Elliot has bigger fish to fry though. Spurred on by the slippery appearances of the titular character (Christian Slater), the scruffy leader of hacker group fsociety, he’s enmeshed in a season-long plot to cripple the largest conglomerate in the world, E-Corp (or “Evil Corp” as everyone calls it).
Perhaps the aspect that strikes me most about Mr. Robot is how unafraid it is to completely plunge into Elliot’s unreliable, morphine-addled psyche. His near-constant voice-over plays a predominant role, linking his socially inept, barely articulate external self with a busy, frantic, misanthropically ranting mind that’s somewhere on the autistic spectrum.

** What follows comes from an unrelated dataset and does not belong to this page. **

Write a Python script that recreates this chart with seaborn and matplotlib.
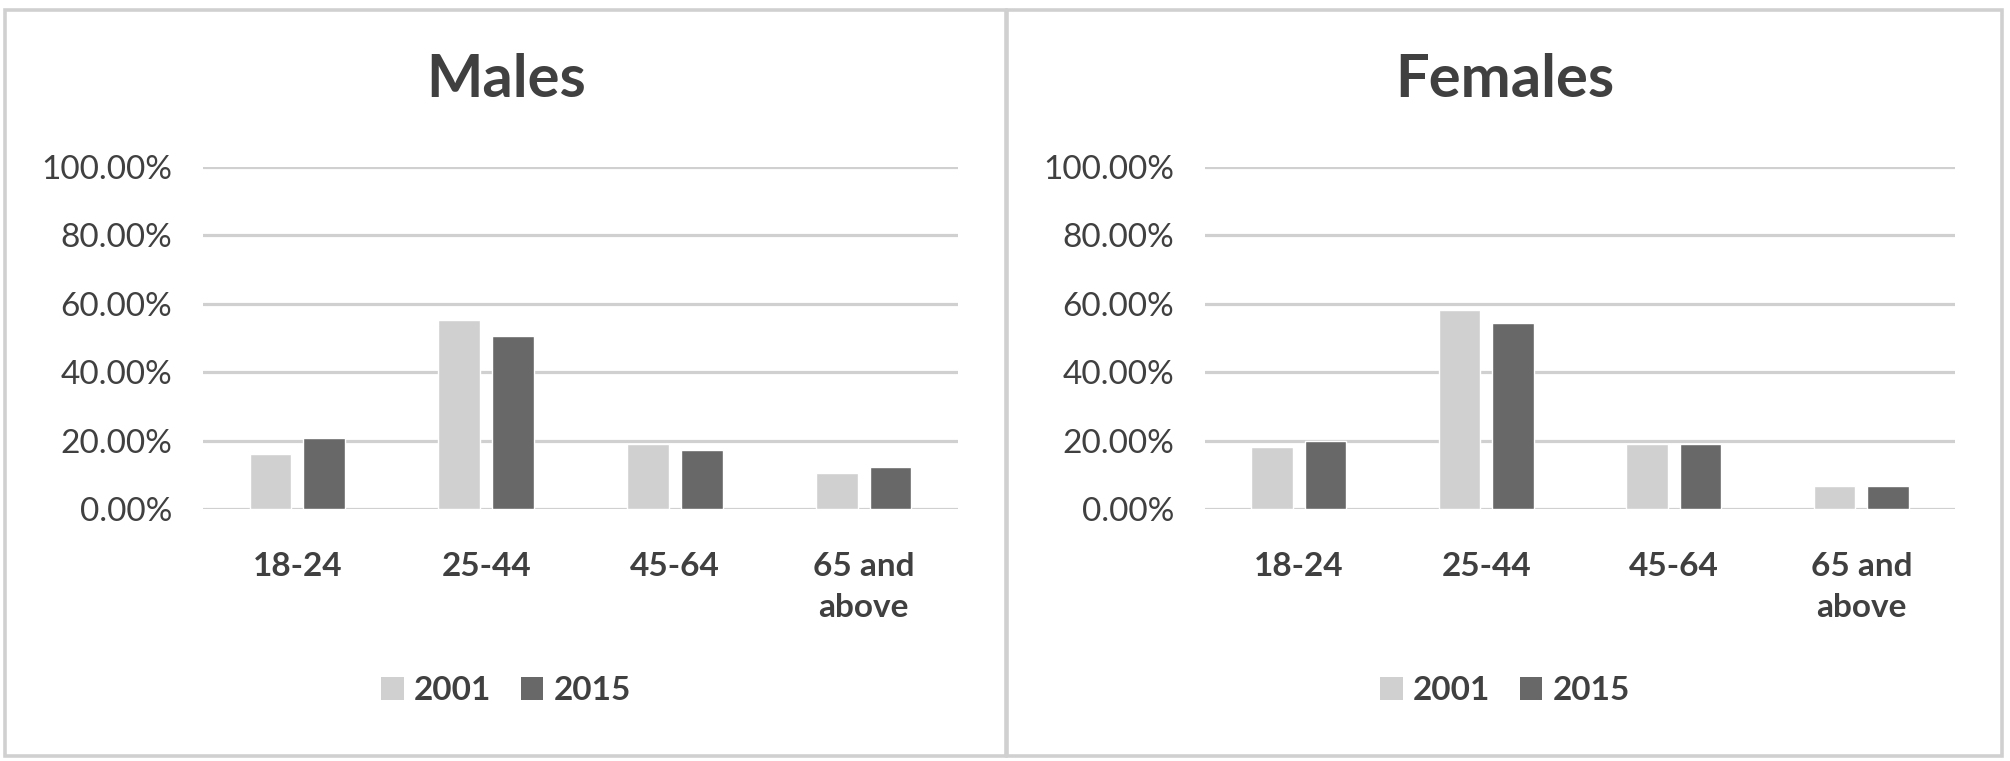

Malek’s casting is perfect, a crucial element in making the show as intriguing and watchable as it is. His bug-like, hoodie-obscured features suggests a shifty, calculating nocturnal reptile waiting to attack from its underground lair when you least expect (one has to wonder what exactly Mann saw in Thor that screamed “hacker”). Camping in his head for ten episodes may not be for everyone, but Malek delivers one of those great, out-of-nowhere-Tatiana Maslany-type TV performances.
For a novice showrunner, Esmail demonstrates a meticulous, consistent vision that’s similarly impressive. Though he only wrote and directed a portion of the first season, and has openly cited influences (Taxi Driver, Fight Club, Stanley Kubrick), the entire thing looks and feels like it’s unadulterated nerd-fantasy puree freshly poured out of his brain.
It’s one of the more unusual-looking shows out there, featuring often-static, off-kilter compositions that tend to position the characters at the bottom edge of the frame to heighten unease and paranoia. The soundtrack is killer too, able to accommodate Tangerine Dream-like synth noodling, Beethoven and Len’s ‘Steal My Sunshine’ in a single episode without seeming ostentatious or arch.
Mr. Robot is essentially a descendant of the slow-burn conspiracy thrillers of the ‘70s, but rewired with the pitch-black future-is-now satire of Black Mirror into one wild, brilliant, exhilarating trip. Plug_in.dat.